New and better ways of measuring high-tech energy consumption could lead to significant environmental and economic gains, a study from The Australian National University has found.

 

Researchers from ANU, the University of Texas at Austin and the University of Washington have completed the first systematic profile of microprocessors – the integrated computer chips that act as a central processing unit in electronic devices like smart phones, computers and giant data centres.

 

Dr Steve Blackburn from the ANU College of Engineering and Computer Science, who led the study with Professor Kathryn McKinley from the University of Texas at Austin and their students, said that the findings could help lower the energy costs of electronic devices ranging from small mobile devices, supercomputers to massive server farms.

 

“We looked at the power profiles of different software and different chip architectures, as well as application power, performance and energy on a wide variety of hardware. These were measurements that no one had ever looked at before. We found that different software have really different power usages. This is really important because as technology and processors are getting smaller and smaller it has stopped yielding exponential gains in power and performance.

 

“These findings could be used by companies like Google, Intel, Apple and Microsoft to develop software and hardware which will lower energy costs in electronic devices as well as their IT infrastructure. It could even be used to make sure that your GPS works a lot better by optimising how often and quickly it locates you for less battery power.

 

“For companies which use massive data centres to run their programs and applications, there are real incentives to find ways to conserve power. It’s also beneficial for the hardware. For example, the less power a mobile phone draws from its battery, the longer the battery will last.”

 

Dr Blackburn added that in the future power profiles will become a key consideration of every stage of software and hardware design.

 

“Today hardware and software designers have to make a trade off between performance and power in a way that they didn’t have to 10 years ago.  In the past designers only optimised for performance, so if you were picking between two software algorithms, chips or devices you always picked the faster one.
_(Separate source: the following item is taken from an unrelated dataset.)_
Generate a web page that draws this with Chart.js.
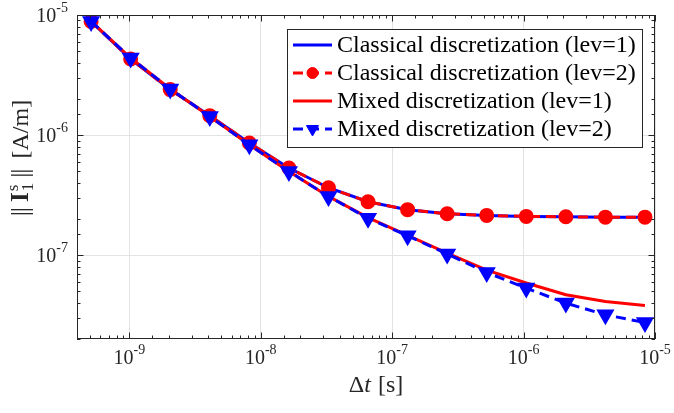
<!DOCTYPE html>
<html>
<head>
<meta charset="utf-8">
<script src="https://cdn.jsdelivr.net/npm/chart.js@4.4.1/dist/chart.umd.min.js"></script>
<style>
  html, body { margin: 0; padding: 0; background: #fff; }
  #wrap { width: 674px; height: 413px; position: relative; }
</style>
</head>
<body>
<div id="wrap"><canvas id="errChart"></canvas></div>
<script>
//time steps (x axis)
const dt_values = [5.12e-10, 1.024e-9, 2.048e-9, 4.096e-9, 8.192e-9, 1.6384e-8, 3.2768e-8,
    6.5536e-8, 1.31072e-7, 2.62144e-7, 5.24288e-7, 1.048576e-6, 2.097152e-6, 4.194304e-6, 8.388608e-6];

//series
const classical_lev1 = [8.84e-6, 4.30e-6, 2.39e-6, 1.45e-6, 8.58e-7, 5.31e-7, 3.64e-7,
    2.78e-7, 2.39e-7, 2.21e-7, 2.14e-7, 2.10e-7, 2.085e-7, 2.07e-7, 2.07e-7];
const classical_lev2 = [8.84e-6, 4.30e-6, 2.39e-6, 1.45e-6, 8.58e-7, 5.31e-7, 3.64e-7,
    2.78e-7, 2.39e-7, 2.21e-7, 2.14e-7, 2.10e-7, 2.085e-7, 2.07e-7, 2.07e-7];
const mixed_lev1 = [8.84e-6, 4.38e-6, 2.42e-6, 1.43e-6, 8.30e-7, 4.98e-7, 3.08e-7,
    2.05e-7, 1.46e-7, 1.04e-7, 7.5e-8, 5.85e-8, 4.67e-8, 4.1e-8, 3.8e-8];
const mixed_lev2 = [8.84e-6, 4.38e-6, 2.42e-6, 1.43e-6, 8.30e-7, 4.98e-7, 3.08e-7,
    2.03e-7, 1.45e-7, 1.02e-7, 7.16e-8, 5.31e-8, 3.98e-8, 3.18e-8, 2.74e-8];

const series_labels = ['Classical discretization (lev=1)', 'Classical discretization (lev=2)',
    'Mixed discretization (lev=1)', 'Mixed discretization (lev=2)'];

const x_range = [4e-10, 1e-5];
const y_range = [2e-8, 1e-5];

const BLUE = '#0000ff';
const RED = '#ff0000';
const AXIS = '#262626';
const SERIF = '"Liberation Serif", "Times New Roman", serif';

function pts(ys){
    return dt_values.map((x, i) => ({x: x, y: ys[i]}));
}

function isMajor(v){
    const l = Math.log10(v);
    return Math.abs(l - Math.round(l)) < 1e-6;
}

//draws text pieces one after another, returns total width
function drawPieces(ctx, pieces, x, y, measureOnly){
    let cx = x;
    pieces.forEach(p => {
        ctx.font = p.font;
        if (!measureOnly) ctx.fillText(p.text, cx + (p.dx || 0), y + (p.dy || 0));
        if (!p.noAdvance) cx += ctx.measureText(p.text).width + (p.gap || 0);
    });
    return cx - x;
}

//axes box, inward ticks, tick labels, axis titles, legend
const decorPlugin = {
    id: 'decor',
    afterDatasetsDraw(chart){
        const {ctx, chartArea: a, scales} = chart;
        const xs = scales.x, ys = scales.y;
        ctx.save();
        ctx.strokeStyle = AXIS;
        ctx.lineWidth = 1;

        // box
        ctx.strokeRect(Math.round(a.left) + 0.5, Math.round(a.top) + 0.5,
            Math.round(a.right - a.left) - 1, Math.round(a.bottom - a.top) - 1);

        // ticks
        ctx.beginPath();
        xs.ticks.forEach(t => {
            const px = Math.round(xs.getPixelForValue(t.value)) + 0.5;
            const len = isMajor(t.value) ? 6.5 : 3.5;
            ctx.moveTo(px, a.bottom); ctx.lineTo(px, a.bottom - len);
            ctx.moveTo(px, a.top); ctx.lineTo(px, a.top + len);
        });
        ys.ticks.forEach(t => {
            const py = Math.round(ys.getPixelForValue(t.value)) + 0.5;
            const len = isMajor(t.value) ? 6.5 : 3.5;
            ctx.moveTo(a.left, py); ctx.lineTo(a.left + len, py);
            ctx.moveTo(a.right, py); ctx.lineTo(a.right - len, py);
        });
        ctx.stroke();

        // tick labels
        ctx.fillStyle = AXIS;
        ctx.textBaseline = 'alphabetic';
        ctx.textAlign = 'left';
        const baseFont = '20px ' + SERIF;
        const expFont = '14px ' + SERIF;
        xs.ticks.filter(t => isMajor(t.value)).forEach(t => {
            const e = Math.round(Math.log10(t.value));
            const pieces = [{text: '10', font: baseFont}, {text: '-' + Math.abs(e), font: expFont, dy: -10}];
            const w = drawPieces(ctx, pieces, 0, 0, true);
            const px = xs.getPixelForValue(t.value);
            drawPieces(ctx, pieces, px - w / 2, 364);
        });
        ys.ticks.filter(t => isMajor(t.value)).forEach(t => {
            const e = Math.round(Math.log10(t.value));
            const pieces = [{text: '10', font: baseFont}, {text: '-' + Math.abs(e), font: expFont, dy: -10}];
            const w = drawPieces(ctx, pieces, 0, 0, true);
            const py = ys.getPixelForValue(t.value);
            drawPieces(ctx, pieces, 68 - w, py + 7);
        });

        // x title
        const xt = [{text: '\u0394', font: '24px ' + SERIF},
            {text: 't', font: 'italic 24px ' + SERIF, gap: 7},
            {text: '[s]', font: '24px ' + SERIF}];
        const xw = drawPieces(ctx, xt, 0, 0, true);
        drawPieces(ctx, xt, 376 - xw / 2, 392);

        // y title (rotated)
        ctx.save();
        ctx.translate(28, 158);
        ctx.rotate(-Math.PI / 2);
        const bar = '26px ' + SERIF;
        const yt = [{text: '|', font: bar, noAdvance: true},
            {text: '|', font: bar, dx: 4, gap: 9},
            {text: 'I', font: 'bold 25px ' + SERIF, gap: 1},
            {text: 's', font: '17px ' + SERIF, dy: -10, noAdvance: true},
            {text: '1', font: '17px ' + SERIF, dy: 5, gap: 5},
            {text: '|', font: bar, noAdvance: true},
            {text: '|', font: bar, dx: 4, gap: 14},
            {text: '[A/m]', font: '24px ' + SERIF}];
        const yw = drawPieces(ctx, yt, 0, 0, true);
        drawPieces(ctx, yt, -yw / 2, 0);
        ctx.restore();

        // legend
        const lg = {left: 287, top: 29, right: 642, bottom: 147};
        ctx.fillStyle = '#fff';
        ctx.fillRect(lg.left, lg.top, lg.right - lg.left, lg.bottom - lg.top);
        ctx.strokeStyle = AXIS;
        ctx.strokeRect(lg.left + 0.5, lg.top + 0.5, lg.right - lg.left, lg.bottom - lg.top);
        chart.data.datasets.forEach((ds, i) => {
            const cy = 45 + i * 28;
            ctx.save();
            ctx.strokeStyle = ds.borderColor;
            ctx.lineWidth = ds.borderWidth;
            ctx.setLineDash(ds.borderDash || []);
            ctx.beginPath();
            ctx.moveTo(293, cy); ctx.lineTo(332, cy);
            ctx.stroke();
            ctx.restore();
            if (ds.pointRadius > 0){
                ctx.save();
                ctx.fillStyle = ds.pointBackgroundColor;
                ctx.strokeStyle = ds.pointBorderColor;
                ctx.lineWidth = 1;
                Chart.helpers.drawPoint(ctx, {
                    pointStyle: ds.pointStyle, rotation: ds.pointRotation || 0,
                    radius: ds.pointRadius - 0.5, borderWidth: 1
                }, 312.5, cy);
                ctx.restore();
            }
            ctx.fillStyle = '#000';
            ctx.font = '24px ' + SERIF;
            ctx.textBaseline = 'middle';
            ctx.fillText(ds.label, 337, cy + 1);
        });
        ctx.restore();
    }
};

const chart = new Chart(document.getElementById('errChart').getContext('2d'), {
    type: 'line',
    data: {
        datasets: [{
            label: series_labels[0],
            data: pts(classical_lev1),
            borderColor: BLUE, backgroundColor: BLUE,
            borderWidth: 3, pointRadius: 0, order: 4
        }, {
            label: series_labels[1],
            data: pts(classical_lev2),
            borderColor: RED, backgroundColor: RED,
            borderWidth: 3, borderDash: [10, 6],
            pointStyle: 'circle', pointRadius: 6,
            pointBackgroundColor: RED, pointBorderColor: RED, order: 3
        }, {
            label: series_labels[2],
            data: pts(mixed_lev1),
            borderColor: RED, backgroundColor: RED,
            borderWidth: 3, pointRadius: 0, order: 2
        }, {
            label: series_labels[3],
            data: pts(mixed_lev2),
            borderColor: BLUE, backgroundColor: BLUE,
            borderWidth: 3, borderDash: [10, 6],
            pointStyle: 'triangle', pointRotation: 180, pointRadius: 7.5,
            pointBackgroundColor: BLUE, pointBorderColor: BLUE, order: 1
        }]
    },
    options: {
        responsive: true,
        maintainAspectRatio: false,
        animation: false,
        layout: { padding: { left: 77, right: 19, top: 15, bottom: 74 } },
        plugins: { legend: { display: false }, tooltip: { enabled: false } },
        elements: { line: { tension: 0 }, point: { borderWidth: 1 } },
        scales: {
            x: {
                type: 'logarithmic', min: x_range[0], max: x_range[1],
                ticks: { display: false },
                grid: { drawTicks: false, tickLength: 0,
                    color: c => isMajor(c.tick.value) ? '#e3e3e3' : 'rgba(0,0,0,0)' },
                border: { display: false }
            },
            y: {
                type: 'logarithmic', min: y_range[0], max: y_range[1],
                ticks: { display: false },
                grid: { drawTicks: false, tickLength: 0,
                    color: c => isMajor(c.tick.value) ? '#e3e3e3' : 'rgba(0,0,0,0)' },
                border: { display: false }
            }
        }
    },
    plugins: [decorPlugin]
});
</script>
</body>
</html>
You wouldn’t worry about how much power it was using.

 

“That’s not possible today. Massive shifts in society, culture and technology over the last decade mean that everyone needs to be more energy conscious. Energy efficiency has become a priority for consumers, manufacturers and governments. Our study will mean that we are all on the right track to realising this.”

 

The team’s research has been invited to appear as a research highlight in the Communications of the Association for Computer Machinery. It has also been selected as one of this year’s most significant papers in computer architecture by the journal IEEE Micro.